There’s also the issue of timing. It is clear that many market participants believe that the current IPO process simply does not allow potential investors enough time to consider whether to invest and, if so, on what terms.
That problem is linked to the problem of asymmetrical information. This asymmetry has been particularly apparent in such issues as the float of Glencore in 2011. So many banks were signed up to work on that issue that there was almost no independent research, even though it was London’s largest-ever listing, raising around $11 billion. This risk would be reduced if the number of bookrunners on larger transactions was limited.
Such a limitation would also limit the potential for banks to be rewarded by vendors for unpaid past advice or simply to maintain lending relationships. However, even this step may not guarantee good research ahead of an IPO; there may still be insufficient incentive for brokers who are not involved in a deal to provide independent research.
There can also be a problem if independent directors are signed up late in the process.
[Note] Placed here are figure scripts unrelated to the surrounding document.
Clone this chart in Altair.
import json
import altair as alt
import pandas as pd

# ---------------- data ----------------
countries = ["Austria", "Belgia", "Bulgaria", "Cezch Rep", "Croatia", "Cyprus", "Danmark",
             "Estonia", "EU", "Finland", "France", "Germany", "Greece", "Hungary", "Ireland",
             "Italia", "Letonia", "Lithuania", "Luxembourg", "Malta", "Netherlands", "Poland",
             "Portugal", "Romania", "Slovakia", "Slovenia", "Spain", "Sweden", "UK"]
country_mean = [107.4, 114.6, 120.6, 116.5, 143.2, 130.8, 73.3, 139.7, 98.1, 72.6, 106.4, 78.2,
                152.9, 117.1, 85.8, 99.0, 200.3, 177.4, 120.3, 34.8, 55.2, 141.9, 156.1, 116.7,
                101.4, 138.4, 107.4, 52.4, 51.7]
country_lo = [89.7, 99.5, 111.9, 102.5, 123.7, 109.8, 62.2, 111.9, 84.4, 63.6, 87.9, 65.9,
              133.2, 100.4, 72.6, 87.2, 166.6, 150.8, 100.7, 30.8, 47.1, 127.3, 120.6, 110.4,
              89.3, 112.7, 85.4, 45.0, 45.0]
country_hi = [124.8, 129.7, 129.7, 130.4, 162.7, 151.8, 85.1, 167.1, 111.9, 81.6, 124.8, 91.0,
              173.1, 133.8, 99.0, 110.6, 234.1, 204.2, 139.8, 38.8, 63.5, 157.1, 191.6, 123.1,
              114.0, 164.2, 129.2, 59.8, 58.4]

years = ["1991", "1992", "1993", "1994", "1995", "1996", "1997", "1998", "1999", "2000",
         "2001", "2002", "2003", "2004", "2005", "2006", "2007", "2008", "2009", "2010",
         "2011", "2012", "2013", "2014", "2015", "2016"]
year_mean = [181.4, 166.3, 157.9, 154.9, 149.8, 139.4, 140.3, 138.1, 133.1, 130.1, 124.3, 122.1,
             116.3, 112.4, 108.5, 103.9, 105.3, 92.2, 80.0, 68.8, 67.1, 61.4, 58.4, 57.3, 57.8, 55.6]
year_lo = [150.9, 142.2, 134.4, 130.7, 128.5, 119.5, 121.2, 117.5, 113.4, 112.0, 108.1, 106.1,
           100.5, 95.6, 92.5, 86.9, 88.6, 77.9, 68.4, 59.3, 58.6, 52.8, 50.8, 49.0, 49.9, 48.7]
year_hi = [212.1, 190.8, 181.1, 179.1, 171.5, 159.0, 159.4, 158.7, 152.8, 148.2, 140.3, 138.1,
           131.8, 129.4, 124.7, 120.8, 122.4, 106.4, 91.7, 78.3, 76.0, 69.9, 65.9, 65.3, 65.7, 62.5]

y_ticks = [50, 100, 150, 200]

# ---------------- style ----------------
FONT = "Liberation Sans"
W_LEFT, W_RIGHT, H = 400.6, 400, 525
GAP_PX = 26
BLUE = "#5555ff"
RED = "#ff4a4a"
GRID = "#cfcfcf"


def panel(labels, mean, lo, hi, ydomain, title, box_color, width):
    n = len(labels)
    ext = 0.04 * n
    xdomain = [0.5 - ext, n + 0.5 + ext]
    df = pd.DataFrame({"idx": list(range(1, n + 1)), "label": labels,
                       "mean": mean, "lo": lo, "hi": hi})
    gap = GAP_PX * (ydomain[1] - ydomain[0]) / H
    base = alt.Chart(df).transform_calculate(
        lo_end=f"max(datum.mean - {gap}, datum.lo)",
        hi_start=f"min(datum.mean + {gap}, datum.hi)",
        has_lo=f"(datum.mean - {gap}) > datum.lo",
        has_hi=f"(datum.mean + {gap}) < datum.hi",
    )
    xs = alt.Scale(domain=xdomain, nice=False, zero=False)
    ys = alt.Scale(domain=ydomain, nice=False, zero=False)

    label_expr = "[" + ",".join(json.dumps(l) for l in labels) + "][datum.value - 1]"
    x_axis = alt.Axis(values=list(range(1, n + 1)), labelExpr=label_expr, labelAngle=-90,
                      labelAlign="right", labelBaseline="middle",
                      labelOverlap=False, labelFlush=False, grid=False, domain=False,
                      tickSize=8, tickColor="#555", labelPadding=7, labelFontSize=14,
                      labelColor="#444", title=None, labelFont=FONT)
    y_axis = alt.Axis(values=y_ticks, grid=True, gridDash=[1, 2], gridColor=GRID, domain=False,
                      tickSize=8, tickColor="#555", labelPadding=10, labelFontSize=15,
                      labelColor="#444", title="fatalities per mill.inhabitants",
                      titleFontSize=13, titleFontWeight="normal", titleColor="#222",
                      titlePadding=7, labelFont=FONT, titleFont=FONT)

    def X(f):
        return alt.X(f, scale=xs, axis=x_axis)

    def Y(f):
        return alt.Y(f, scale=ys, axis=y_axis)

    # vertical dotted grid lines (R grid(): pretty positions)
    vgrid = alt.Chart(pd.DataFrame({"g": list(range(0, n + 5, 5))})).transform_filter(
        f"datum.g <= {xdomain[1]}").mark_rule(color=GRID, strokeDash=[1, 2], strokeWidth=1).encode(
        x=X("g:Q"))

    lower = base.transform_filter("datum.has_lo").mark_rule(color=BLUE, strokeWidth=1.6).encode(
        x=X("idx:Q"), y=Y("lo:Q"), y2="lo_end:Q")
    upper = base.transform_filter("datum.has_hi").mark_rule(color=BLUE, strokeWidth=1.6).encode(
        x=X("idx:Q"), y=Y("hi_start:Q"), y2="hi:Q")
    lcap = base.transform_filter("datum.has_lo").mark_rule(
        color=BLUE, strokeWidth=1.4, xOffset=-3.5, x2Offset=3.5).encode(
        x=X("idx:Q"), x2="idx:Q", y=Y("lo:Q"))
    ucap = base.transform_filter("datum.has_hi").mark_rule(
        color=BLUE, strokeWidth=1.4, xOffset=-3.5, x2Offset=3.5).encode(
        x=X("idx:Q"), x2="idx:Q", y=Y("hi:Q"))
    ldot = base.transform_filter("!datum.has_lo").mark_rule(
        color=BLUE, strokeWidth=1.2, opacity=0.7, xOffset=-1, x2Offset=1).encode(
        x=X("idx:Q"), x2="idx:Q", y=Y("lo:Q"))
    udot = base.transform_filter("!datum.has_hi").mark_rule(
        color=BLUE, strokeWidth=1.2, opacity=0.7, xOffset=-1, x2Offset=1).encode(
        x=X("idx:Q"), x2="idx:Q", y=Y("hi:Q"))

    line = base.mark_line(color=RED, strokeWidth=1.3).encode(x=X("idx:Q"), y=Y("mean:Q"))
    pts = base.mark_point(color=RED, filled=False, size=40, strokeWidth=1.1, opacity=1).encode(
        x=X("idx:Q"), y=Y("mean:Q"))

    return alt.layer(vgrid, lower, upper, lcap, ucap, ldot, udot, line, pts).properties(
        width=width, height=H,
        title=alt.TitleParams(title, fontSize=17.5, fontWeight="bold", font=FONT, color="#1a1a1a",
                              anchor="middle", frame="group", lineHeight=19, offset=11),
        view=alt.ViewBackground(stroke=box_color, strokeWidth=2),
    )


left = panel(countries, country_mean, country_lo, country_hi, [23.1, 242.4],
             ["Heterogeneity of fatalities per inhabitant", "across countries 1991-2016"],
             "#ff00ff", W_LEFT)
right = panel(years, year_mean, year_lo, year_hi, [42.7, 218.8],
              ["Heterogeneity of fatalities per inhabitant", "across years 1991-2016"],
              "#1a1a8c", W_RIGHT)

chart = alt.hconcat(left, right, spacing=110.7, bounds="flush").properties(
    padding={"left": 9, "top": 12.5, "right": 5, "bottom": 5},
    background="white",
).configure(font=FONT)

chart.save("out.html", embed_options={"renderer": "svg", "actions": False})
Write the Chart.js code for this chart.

An independent board needs to be in place much sooner, well ahead of the “intention to float” announcement. Directors should take responsibility for the float process and adviser appointments, not just the prospectus. And they need to be on the board in time to fully understand the company’s prospects.
Much earlier engagement with potential investors — even up to a year ahead of a planned IPO — would help price formation. Independent analysis would also be helped by an earlier release of information. Clearly, the actual IPO price will not be known, but an early disclosure document would allow potential investors and others to start asking the right questions. And a key improvement would be greater transparency on fees. This might allow potential investors to assess the incentives for investment banks more readily.
The US SEC established a 2003 agreement that aims to ensure that IPO underwriting does not compromise research independence. However, the US agreement has not been mirrored in UK standards. Research should show conflicts, but much of what is issued in the United Kingdom by investment banks and stockbrokers is lightly regulated marketing commentary rather than certified independent research. That combined with the impact of social media also makes it much harder now to control information.
Although book building dominates, there are other IPO mechanisms, such as auctions. However, auctions fell into disuse in most markets in the late 1980s, with the United States and India as notable exceptions. Even in India, auctions are typically just a variation of a fixed-price public offer. Auctions have proved unpopular with equity investors; they are seen as complex and involving too much calculation of what others will pay. It seems that investors place a lot of trust in an underwriter. The major investment banks maintain relationships with a core network of regular investors, which speeds the process, and little specialist knowledge is needed by less sophisticated investors. But the key distinguishing feature of book building is that underwriters have substantial discretion over allocation and pricing. This needs scrutiny.
The current wave of IPOs undoubtedly has further to run. But they could serve up more excesses and embarrassment for all involved. If the problems of the dot-com IPO boom are not to be repeated, higher standards and greater transparency are needed now.